Alicia Kalvin awoke the morning of Jan. 7 to an urgent text from a friend: «There's a fire on your street.» She hurried outside, alarmed to see red skies and low-flying planes dumping water.
«I have to get out of here,» thought Kalvin, 53, who lives in the Pacific Palisades of Los Angeles.
Back inside, she glanced out the bathroom window and saw a hellish scene unfolding. It was a neighbor's house engulfed in flames, embers spewing into her own yard.
Kalvin frantically threw on clothing. She grabbed her purse, her dog, a can of dog food and her mother's ashes before fleeing her childhood home. She didn't get an evacuation warning.
Flames licked the hills of the Los Angeles enclave as Kalvin drove away. She says she's had nightmares ever since.
Three days later, she returned to the area with a police escort.
«I promised myself I wouldn't look, but of course I looked,» said Kalvin. «It looks like 10 nuclear bombs went off. The whole neighborhood was just leveled — markets, churches, schools. It looked like a war zone.»
In one sense, Kalvin is lucky because her home, somehow, is still standing.
But questions about her financial future abound — as they do for thousands of L.A. residents whose lives were upended by the recent wildfires.

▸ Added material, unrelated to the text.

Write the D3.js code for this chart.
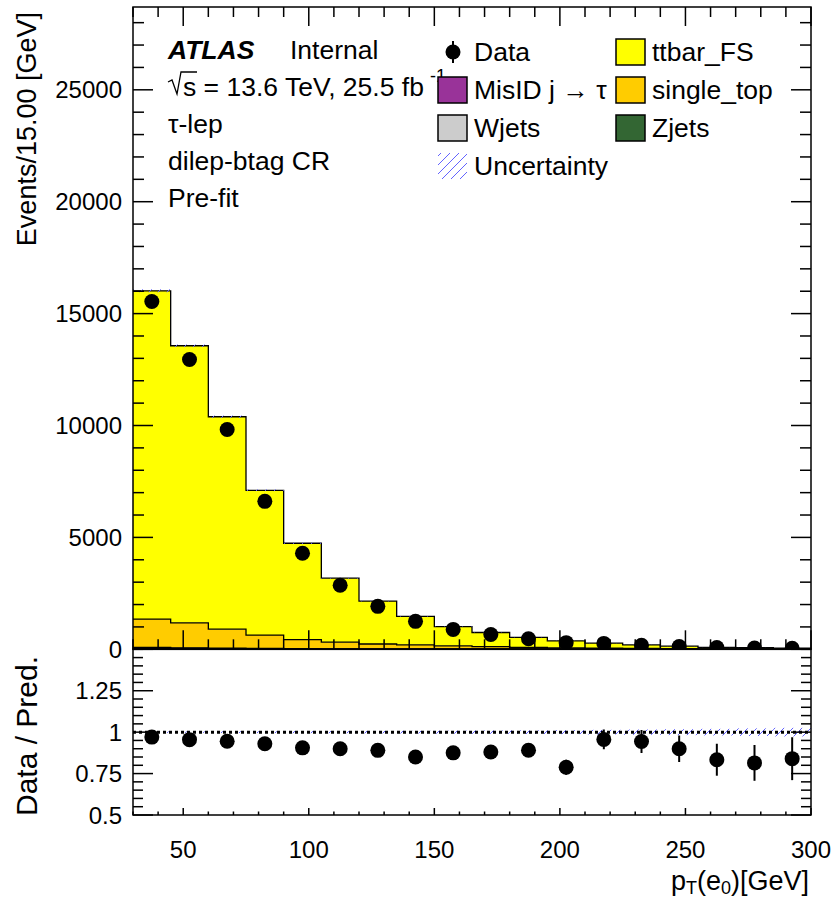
<!DOCTYPE html>
<html>
<head>
  <meta charset="utf-8">
  <title>pT(e0) dilep-btag CR</title>
  <script src="https://d3js.org/d3.v7.min.js"></script>
  <style>
    body { margin: 0; background: #fff; }
    svg { font-family: "Liberation Sans", Arial, Helvetica, sans-serif; }
    .tick-label { font-size: 24px; fill: #000; }
    .leg { font-size: 26.5px; fill: #000; }
  </style>
</head>
<body>
  <script>
    // bins of 15 GeV from 30 to 300
    var binEdges = [30, 45, 60, 75, 90, 105, 120, 135, 150, 165, 180, 195, 210, 225, 240, 255, 270, 285, 300];

    var dataCounts = [15540, 12950, 9820, 6610, 4290, 2860, 1920, 1250, 890, 660, 472, 298, 263, 184, 126, 75, 57, 42];

    var ttbarFS   = [14670, 12380, 9490, 6470, 4310, 2860, 1920, 1270, 860, 630, 440, 310, 228, 158, 113, 71, 56, 40];
    var singleTop = [1265, 1116, 850, 600, 405, 300, 225, 190, 150, 115, 85, 65, 45, 35, 25, 18, 14, 10];
    var misID     = [30, 25, 20, 14, 10, 7, 5, 4, 3, 2, 2, 1, 1, 1, 1, 1, 0, 0];
    var wjets     = [15, 12, 9, 6, 4, 3, 2, 2, 1, 1, 1, 1, 0, 0, 0, 0, 0, 0];
    var zjets     = [40, 30, 22, 15, 10, 7, 5, 4, 3, 2, 2, 1, 1, 1, 1, 0, 0, 0];

    // relative uncertainty of the prediction
    var relUnc = [0.004, 0.004, 0.005, 0.005, 0.006, 0.006, 0.007, 0.008, 0.009, 0.010, 0.011, 0.012, 0.014, 0.016, 0.018, 0.020, 0.023, 0.026];

    var xTicks = [50, 100, 150, 200, 250, 300];
    var yTicks = [0, 5000, 10000, 15000, 20000, 25000];
    var rTicks = [0.5, 0.75, 1, 1.25];
    var rTickLabels = ["0.5", "0.75", "1", "1.25"];

    var W = 834, H = 899;
    var X0 = 133, X1 = 811, mainTop = 7, mainBot = 649.3, ratioBot = 815;

    var x = d3.scaleLinear().domain([30, 300]).range([X0, X1]);
    var y = d3.scaleLinear().domain([0, 28700]).range([mainBot, mainTop]);
    var yr = d3.scaleLinear().domain([0.5, 1.5]).range([ratioBot, mainBot]);

    var keys = ["zjets", "wjets", "misID", "singleTop", "ttbarFS"];
    var colors = { ttbarFS: "#ffff00", singleTop: "#ffcc00", misID: "#993399", wjets: "#cccccc", zjets: "#336633" };
    var hatchColor = "#6363ff";

    var rows = dataCounts.map(function(d, i) {
      return { lo: binEdges[i], hi: binEdges[i + 1], data: d,
               ttbarFS: ttbarFS[i], singleTop: singleTop[i], misID: misID[i], wjets: wjets[i], zjets: zjets[i] };
    });
    rows.forEach(function(r, i) {
      r.total = r.ttbarFS + r.singleTop + r.misID + r.wjets + r.zjets;
      r.unc = r.total * relUnc[i];
      r.ratio = r.data / r.total;
      r.rerr = Math.sqrt(r.data) / r.total;
    });

    var svg = d3.select("body").append("svg").attr("width", W).attr("height", H);

    var defs = svg.append("defs");
    var pat = defs.append("pattern").attr("id", "hatch").attr("patternUnits", "userSpaceOnUse")
        .attr("width", 9).attr("height", 9);
    pat.append("path").attr("d", "M-2,11 L11,-2 M-2,2 L2,-2 M7,11 L11,7")
        .attr("stroke", hatchColor).attr("stroke-width", 1);
    defs.append("clipPath").attr("id", "clipMain").append("rect")
        .attr("x", X0).attr("y", mainTop).attr("width", X1 - X0).attr("height", mainBot - mainTop);
    defs.append("clipPath").attr("id", "clipRatio").append("rect")
        .attr("x", X0).attr("y", mainBot).attr("width", X1 - X0).attr("height", ratioBot - mainBot);

    // ---- main pad: stacked histograms
    var stack = d3.stack().keys(keys)(rows);
    var main = svg.append("g").attr("clip-path", "url(#clipMain)");

    function stepPoints(layer) {
      var pts = [];
      layer.forEach(function(s) {
        pts.push([s.data.lo, s[0], s[1]]);
        pts.push([s.data.hi, s[0], s[1]]);
      });
      return pts;
    }
    var area = d3.area().x(function(p) { return x(p[0]); })
        .y0(function(p) { return y(p[1]); }).y1(function(p) { return y(p[2]); });
    var topLine = d3.line().x(function(p) { return x(p[0]); }).y(function(p) { return y(p[2]); });

    stack.forEach(function(layer) {
      main.append("path").attr("d", area(stepPoints(layer))).attr("fill", colors[layer.key]);
    });
    stack.forEach(function(layer) {
      main.append("path").attr("d", topLine(stepPoints(layer))).attr("fill", "none")
          .attr("stroke", "#000").attr("stroke-width", 1.3);
    });

    // uncertainty band main
    main.selectAll(".uncMain").data(rows).enter().append("rect")
        .attr("x", function(d) { return x(d.lo); })
        .attr("width", function(d) { return x(d.hi) - x(d.lo); })
        .attr("y", function(d) { return y(d.total + d.unc); })
        .attr("height", function(d) { return y(d.total - d.unc) - y(d.total + d.unc); })
        .attr("fill", "url(#hatch)");

    // data points main
    main.selectAll(".errMain").data(rows).enter().append("line")
        .attr("x1", function(d) { return x((d.lo + d.hi) / 2); })
        .attr("x2", function(d) { return x((d.lo + d.hi) / 2); })
        .attr("y1", function(d) { return y(d.data + Math.sqrt(d.data)); })
        .attr("y2", function(d) { return y(d.data - Math.sqrt(d.data)); })
        .attr("stroke", "#000").attr("stroke-width", 2);
    main.selectAll(".dotMain").data(rows).enter().append("circle")
        .attr("cx", function(d) { return x((d.lo + d.hi) / 2); })
        .attr("cy", function(d) { return y(d.data); })
        .attr("r", 7.5).attr("fill", "#000");

    // ---- ratio pad
    var ratio = svg.append("g").attr("clip-path", "url(#clipRatio)");
    ratio.selectAll(".uncR").data(rows).enter().append("rect")
        .attr("x", function(d) { return x(d.lo); })
        .attr("width", function(d) { return x(d.hi) - x(d.lo); })
        .attr("y", function(d, i) { return yr(1 + relUnc[i]); })
        .attr("height", function(d, i) { return yr(1 - relUnc[i]) - yr(1 + relUnc[i]); })
        .attr("fill", "url(#hatch)");
    ratio.append("line").attr("x1", X0).attr("x2", X1).attr("y1", yr(1)).attr("y2", yr(1))
        .attr("stroke", "#000").attr("stroke-width", 3).attr("stroke-dasharray", "3,3");
    ratio.selectAll(".errR").data(rows).enter().append("line")
        .attr("x1", function(d) { return x((d.lo + d.hi) / 2); })
        .attr("x2", function(d) { return x((d.lo + d.hi) / 2); })
        .attr("y1", function(d) { return yr(d.ratio + d.rerr); })
        .attr("y2", function(d) { return yr(d.ratio - d.rerr); })
        .attr("stroke", "#000").attr("stroke-width", 2);
    ratio.selectAll(".dotR").data(rows).enter().append("circle")
        .attr("cx", function(d) { return x((d.lo + d.hi) / 2); })
        .attr("cy", function(d) { return yr(d.ratio); })
        .attr("r", 7.5).attr("fill", "#000");

    // ---- frames and ticks
    var frame = svg.append("g").attr("stroke", "#000").attr("fill", "none").attr("stroke-width", 1.5);
    frame.append("rect").attr("x", X0).attr("y", mainTop).attr("width", X1 - X0).attr("height", mainBot - mainTop);
    frame.append("rect").attr("x", X0).attr("y", mainBot).attr("width", X1 - X0).attr("height", ratioBot - mainBot);

    x.ticks(27).forEach(function(v) {
      var major = xTicks.indexOf(v) >= 0;
      var lm = major ? 19 : 10, lr = major ? 7 : 3.5;
      frame.append("line").attr("x1", x(v)).attr("x2", x(v)).attr("y1", mainBot).attr("y2", mainBot - lm);
      frame.append("line").attr("x1", x(v)).attr("x2", x(v)).attr("y1", mainTop).attr("y2", mainTop + lm);
      frame.append("line").attr("x1", x(v)).attr("x2", x(v)).attr("y1", ratioBot).attr("y2", ratioBot - lr);
    });
    y.ticks(28).forEach(function(v) {
      var major = v % 5000 === 0;
      var l = major ? 20 : 11;
      frame.append("line").attr("x1", X0).attr("x2", X0 + l).attr("y1", y(v)).attr("y2", y(v));
      frame.append("line").attr("x1", X1).attr("x2", X1 - l).attr("y1", y(v)).attr("y2", y(v));
    });
    yr.ticks(20).forEach(function(v) {
      var major = rTicks.some(function(t) { return Math.abs(t - v) < 1e-6; });
      var l = major ? 20 : 10;
      frame.append("line").attr("x1", X0).attr("x2", X0 + l).attr("y1", yr(v)).attr("y2", yr(v));
      frame.append("line").attr("x1", X1).attr("x2", X1 - l).attr("y1", yr(v)).attr("y2", yr(v));
    });

    // tick labels
    svg.selectAll(".yl").data(yTicks).enter().append("text").attr("class", "tick-label")
        .attr("x", 122).attr("y", function(d) { return y(d) + 8.5; })
        .attr("text-anchor", "end").text(function(d) { return d; });
    svg.selectAll(".rl").data(rTicks).enter().append("text").attr("class", "tick-label")
        .attr("x", 122).attr("y", function(d) { return yr(d) + 8.5; })
        .attr("text-anchor", "end").text(function(d, i) { return rTickLabels[i]; });
    svg.selectAll(".xl").data(xTicks).enter().append("text").attr("class", "tick-label")
        .attr("x", function(d) { return x(d); }).attr("y", 858)
        .attr("text-anchor", "middle").text(function(d) { return d; });

    // axis titles
    svg.append("text").attr("text-anchor", "end").attr("font-size", 27)
        .attr("transform", "translate(36,12) rotate(-90)").text("Events/15.00 [GeV]");
    svg.append("text").attr("text-anchor", "middle").attr("font-size", 30)
        .attr("transform", "translate(37,736) rotate(-90)").text("Data / Pred.");
    var xt = svg.append("text").attr("text-anchor", "end").attr("font-size", 27)
        .attr("x", X1 - 2).attr("y", 890);
    xt.append("tspan").text("p");
    xt.append("tspan").attr("dy", 4).attr("font-size", 18).text("T");
    xt.append("tspan").attr("dy", -4).text("(e");
    xt.append("tspan").attr("dy", 4).attr("font-size", 18).text("0");
    xt.append("tspan").attr("dy", -4).text(")[GeV]");

    // ---- labels
    svg.append("text").attr("class", "leg").attr("x", 168).attr("y", 59)
        .attr("font-weight", "bold").attr("font-style", "italic").text("ATLAS");
    svg.append("text").attr("class", "leg").attr("x", 290).attr("y", 59).text("Internal");
    var lumi = svg.append("text").attr("class", "leg").attr("x", 183).attr("y", 96);
    lumi.append("tspan").text("s = 13.6 TeV, 25.5 fb");
    lumi.append("tspan").attr("dx", 6).attr("dy", -14).attr("font-size", 18).text("-1");
    svg.append("path").attr("d", "M168,82 L172,80 L177,94 L181,72 L197,72")
        .attr("fill", "none").attr("stroke", "#000").attr("stroke-width", 1.3);
    svg.append("text").attr("class", "leg").attr("x", 168).attr("y", 133).text("τ-lep");
    svg.append("text").attr("class", "leg").attr("x", 168).attr("y", 170).text("dilep-btag CR");
    svg.append("text").attr("class", "leg").attr("x", 168).attr("y", 207).text("Pre-fit");

    // ---- legend
    var legItems = [
      { label: "Data", type: "data", col: 0, row: 0 },
      { label: "ttbar_FS", type: "box", key: "ttbarFS", col: 1, row: 0 },
      { label: "MisID j \u2192 \u03c4", type: "box", key: "misID", col: 0, row: 1 },
      { label: "single_top", type: "box", key: "singleTop", col: 1, row: 1 },
      { label: "Wjets", type: "box", key: "wjets", col: 0, row: 2 },
      { label: "Zjets", type: "box", key: "zjets", col: 1, row: 2 },
      { label: "Uncertainty", type: "unc", col: 0, row: 3 }
    ];
    var colX = [438, 616], rowY = [52, 90, 128, 166];
    legItems.forEach(function(it) {
      var bx = colX[it.col], cy = rowY[it.row];
      var g = svg.append("g");
      if (it.type === "box") {
        g.append("rect").attr("x", bx).attr("y", cy - 13).attr("width", 29).attr("height", 26)
            .attr("fill", colors[it.key]).attr("stroke", "#000").attr("stroke-width", 1.5);
      } else if (it.type === "unc") {
        g.append("rect").attr("x", bx).attr("y", cy - 13).attr("width", 29).attr("height", 26)
            .attr("fill", "url(#hatch)");
      } else {
        g.append("line").attr("x1", bx + 15).attr("x2", bx + 15).attr("y1", cy - 11).attr("y2", cy + 11)
            .attr("stroke", "#000").attr("stroke-width", 2);
        g.append("circle").attr("cx", bx + 15).attr("cy", cy).attr("r", 7.5).attr("fill", "#000");
      }
      g.append("text").attr("class", "leg").attr("x", bx + 36).attr("y", cy + 9).text(it.label);
    });
  </script>
</body>
</html>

There's significant damage to Kalvin's home. Some sections of the exterior, including the roof, are scorched; the landscaping and artificial lawn are destroyed; the interior smells of smoke; and ash, blown in through broken windows, blankets the hallways, Kalvin said.
She's trying to untangle what her home insurance policy — the California FAIR plan, the state's insurer of last resort, which steps in when residents can't obtain coverage elsewhere — might cover.